-- START --

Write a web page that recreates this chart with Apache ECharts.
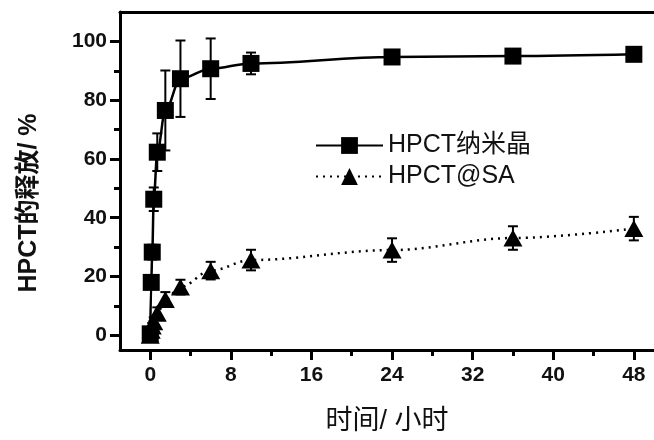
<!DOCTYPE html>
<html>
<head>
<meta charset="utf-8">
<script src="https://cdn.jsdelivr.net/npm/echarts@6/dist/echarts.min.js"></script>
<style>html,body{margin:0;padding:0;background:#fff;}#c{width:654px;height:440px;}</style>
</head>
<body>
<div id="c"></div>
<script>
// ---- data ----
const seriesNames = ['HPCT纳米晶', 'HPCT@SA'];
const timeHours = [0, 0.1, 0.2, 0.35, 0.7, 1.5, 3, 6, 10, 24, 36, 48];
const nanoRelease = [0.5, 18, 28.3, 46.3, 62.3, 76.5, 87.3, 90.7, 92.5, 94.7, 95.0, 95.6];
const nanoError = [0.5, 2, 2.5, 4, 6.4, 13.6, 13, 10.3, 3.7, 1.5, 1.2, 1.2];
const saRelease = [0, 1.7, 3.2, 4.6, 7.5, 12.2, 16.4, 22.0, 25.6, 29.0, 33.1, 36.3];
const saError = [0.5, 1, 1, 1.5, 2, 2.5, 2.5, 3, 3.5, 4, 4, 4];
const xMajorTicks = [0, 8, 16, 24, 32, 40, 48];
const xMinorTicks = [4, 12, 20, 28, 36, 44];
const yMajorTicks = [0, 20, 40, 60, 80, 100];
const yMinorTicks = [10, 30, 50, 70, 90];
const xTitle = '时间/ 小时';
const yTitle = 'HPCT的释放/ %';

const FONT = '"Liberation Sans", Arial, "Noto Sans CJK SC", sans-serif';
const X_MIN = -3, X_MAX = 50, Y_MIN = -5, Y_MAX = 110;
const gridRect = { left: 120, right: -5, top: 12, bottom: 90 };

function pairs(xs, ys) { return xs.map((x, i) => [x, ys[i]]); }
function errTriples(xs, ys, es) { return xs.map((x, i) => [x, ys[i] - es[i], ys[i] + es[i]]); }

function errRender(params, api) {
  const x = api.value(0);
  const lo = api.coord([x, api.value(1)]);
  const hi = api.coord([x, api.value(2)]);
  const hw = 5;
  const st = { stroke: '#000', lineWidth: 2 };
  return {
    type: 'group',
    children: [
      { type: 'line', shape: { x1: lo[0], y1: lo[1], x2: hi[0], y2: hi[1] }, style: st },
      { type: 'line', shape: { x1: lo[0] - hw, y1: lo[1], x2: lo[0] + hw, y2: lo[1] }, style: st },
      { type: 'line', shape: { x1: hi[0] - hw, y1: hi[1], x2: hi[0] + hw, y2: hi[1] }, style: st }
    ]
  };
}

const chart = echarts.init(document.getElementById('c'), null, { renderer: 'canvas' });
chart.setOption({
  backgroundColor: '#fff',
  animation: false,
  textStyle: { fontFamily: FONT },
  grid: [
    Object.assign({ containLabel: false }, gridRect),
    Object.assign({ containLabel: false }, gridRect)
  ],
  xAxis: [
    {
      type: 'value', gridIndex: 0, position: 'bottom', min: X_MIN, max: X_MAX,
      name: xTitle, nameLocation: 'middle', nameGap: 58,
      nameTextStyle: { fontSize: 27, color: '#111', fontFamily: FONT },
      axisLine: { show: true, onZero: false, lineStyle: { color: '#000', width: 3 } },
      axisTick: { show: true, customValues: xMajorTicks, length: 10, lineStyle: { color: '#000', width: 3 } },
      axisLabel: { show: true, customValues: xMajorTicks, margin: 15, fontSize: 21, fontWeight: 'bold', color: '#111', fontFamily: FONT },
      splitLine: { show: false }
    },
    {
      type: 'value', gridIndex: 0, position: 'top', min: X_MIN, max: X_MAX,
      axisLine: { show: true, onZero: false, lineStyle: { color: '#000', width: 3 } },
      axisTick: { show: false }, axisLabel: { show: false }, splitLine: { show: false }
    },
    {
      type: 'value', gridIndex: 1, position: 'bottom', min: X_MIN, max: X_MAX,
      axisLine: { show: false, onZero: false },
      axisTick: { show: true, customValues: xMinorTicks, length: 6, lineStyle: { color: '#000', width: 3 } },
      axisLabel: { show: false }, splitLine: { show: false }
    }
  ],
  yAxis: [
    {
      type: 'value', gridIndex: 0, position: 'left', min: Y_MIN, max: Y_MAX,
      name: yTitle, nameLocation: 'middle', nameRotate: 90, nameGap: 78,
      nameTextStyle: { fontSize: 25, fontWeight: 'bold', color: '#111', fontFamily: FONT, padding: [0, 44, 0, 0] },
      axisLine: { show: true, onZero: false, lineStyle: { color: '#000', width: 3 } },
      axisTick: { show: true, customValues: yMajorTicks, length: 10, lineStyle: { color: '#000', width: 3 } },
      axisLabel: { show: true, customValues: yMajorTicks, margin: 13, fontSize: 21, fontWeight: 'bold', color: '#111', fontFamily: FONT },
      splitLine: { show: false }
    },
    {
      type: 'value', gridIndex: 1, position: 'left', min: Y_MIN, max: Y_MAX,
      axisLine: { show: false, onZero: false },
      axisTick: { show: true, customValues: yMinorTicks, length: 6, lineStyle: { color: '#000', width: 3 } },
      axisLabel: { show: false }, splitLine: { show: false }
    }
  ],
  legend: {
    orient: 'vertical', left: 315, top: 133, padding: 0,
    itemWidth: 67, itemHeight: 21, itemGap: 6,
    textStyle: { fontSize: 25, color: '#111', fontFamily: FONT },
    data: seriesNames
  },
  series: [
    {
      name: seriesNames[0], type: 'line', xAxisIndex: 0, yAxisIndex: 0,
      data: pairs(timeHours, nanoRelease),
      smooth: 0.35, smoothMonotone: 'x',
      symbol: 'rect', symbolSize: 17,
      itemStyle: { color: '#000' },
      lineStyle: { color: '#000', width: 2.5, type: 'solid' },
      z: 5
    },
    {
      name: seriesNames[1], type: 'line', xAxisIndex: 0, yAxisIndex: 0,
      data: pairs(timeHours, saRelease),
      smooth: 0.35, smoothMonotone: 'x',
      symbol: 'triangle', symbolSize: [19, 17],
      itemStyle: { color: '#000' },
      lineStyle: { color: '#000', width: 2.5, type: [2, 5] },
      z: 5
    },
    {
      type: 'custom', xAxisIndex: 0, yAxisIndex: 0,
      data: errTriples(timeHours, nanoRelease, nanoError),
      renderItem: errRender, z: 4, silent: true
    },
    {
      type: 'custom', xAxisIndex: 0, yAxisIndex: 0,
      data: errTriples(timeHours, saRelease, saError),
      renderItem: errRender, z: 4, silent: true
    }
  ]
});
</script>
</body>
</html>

-- END --

Exercise directions: Leave out the pictures and repeat exactly the lines from the start of the material through the line that contains "const yTitle = 'HPCT的释放/ %';", both included.

Correct result:
Write a web page that recreates this chart with Apache ECharts.
<!DOCTYPE html>
<html>
<head>
<meta charset="utf-8">
<script src="https://cdn.jsdelivr.net/npm/echarts@6/dist/echarts.min.js"></script>
<style>html,body{margin:0;padding:0;background:#fff;}#c{width:654px;height:440px;}</style>
</head>
<body>
<div id="c"></div>
<script>
// ---- data ----
const seriesNames = ['HPCT纳米晶', 'HPCT@SA'];
const timeHours = [0, 0.1, 0.2, 0.35, 0.7, 1.5, 3, 6, 10, 24, 36, 48];
const nanoRelease = [0.5, 18, 28.3, 46.3, 62.3, 76.5, 87.3, 90.7, 92.5, 94.7, 95.0, 95.6];
const nanoError = [0.5, 2, 2.5, 4, 6.4, 13.6, 13, 10.3, 3.7, 1.5, 1.2, 1.2];
const saRelease = [0, 1.7, 3.2, 4.6, 7.5, 12.2, 16.4, 22.0, 25.6, 29.0, 33.1, 36.3];
const saError = [0.5, 1, 1, 1.5, 2, 2.5, 2.5, 3, 3.5, 4, 4, 4];
const xMajorTicks = [0, 8, 16, 24, 32, 40, 48];
const xMinorTicks = [4, 12, 20, 28, 36, 44];
const yMajorTicks = [0, 20, 40, 60, 80, 100];
const yMinorTicks = [10, 30, 50, 70, 90];
const xTitle = '时间/ 小时';
const yTitle = 'HPCT的释放/ %';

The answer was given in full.